Curtis Foltz, who runs Georgia's ports, said the authority recognizes "the historical significance of the site" and "will continue to cooperate and support proposals that further memorialize the site."

Each of the historians told The Atlanta Journal Constitution that Mulberry Grove should be preserved, archaeological digs allowed, and natural or interpretive trails built. Goode-Walker, the tour guide, said a dock could be built so boats could run tourists upriver from downtown Savannah. Groce, the historical society president, said guided tours, a la Historic Jamestowne in Virginia, might be plausible.

"It's one thing to read about history.

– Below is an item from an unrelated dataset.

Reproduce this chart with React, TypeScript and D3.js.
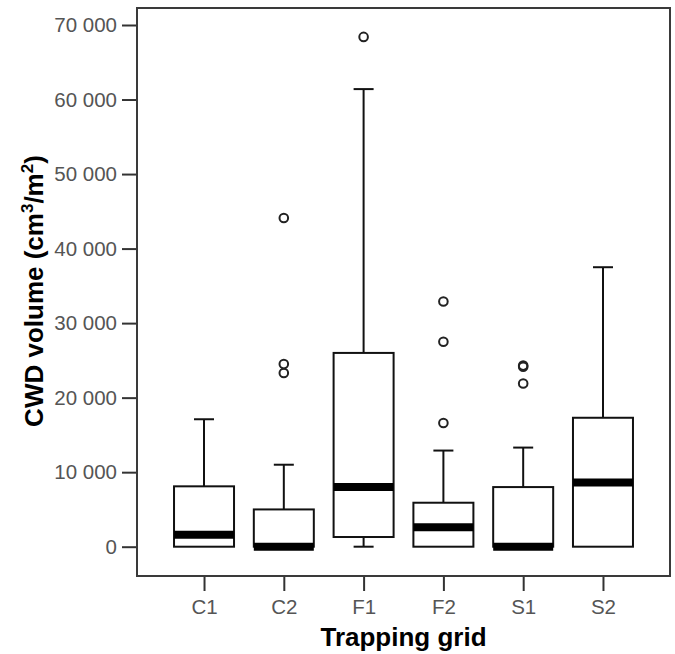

It's another to go to a site and feel what it was like," said Georgia Southern University's Smith. "There's so much history here that it would be a loss if nothing's done."

But the site's inaccessibility and absence of historic structures makes it difficult to envision a memorial there. Whitney's revised reputation doesn't help either. Latter-day scholars say cotton gins had existed for decades and that Whitney's wire-toothed contraption was just the latest incarnation, albeit one copied and used extensively across the South.

Angela Lakwete, an Auburn University professor, writes that the deification of Whitney propagates the tidy, yet false interpretation of a woebegone South dependent upon Northern ingenuity for its economic survival.

Yet there's little disagreement over the impact Whitney's gin and others had on the South's economy. In 1790, Georgia and South Carolina produced roughly 1.5 million pounds of cotton. At the onset of the Civil War, the South produced 2.3 billion pounds, accounting for nearly 60 percent of the nation's exports by revenue.

About 700,000 slaves toiled in Virginia tobacco fields or South Carolina rice plantations in 1790. Four times as many slaves worked the cotton plantations and other farms that stretched to Texas by the time the first Civil War shot was fired at Fort Sumter.

"Standing out here is like ground zero for the antebellum South with its different meanings for white and black people," said the historical society's Deaton. "Some will say, 'It evokes bad memories and we should not linger on it.' For many, it would be troubling and raises issues of guilt and recrimination."

The South's history, though, can't be disentangled from its present, as recent events in Charleston, Atlanta, Montgomery, Ala., and Austin, Texas, make clear.

"During my walking tours, people don't know that Mulberry Grove is here or why it's here," Goode-Walker said. "People don't really want to deal with history anymore. But they should. We need to tell the whole story."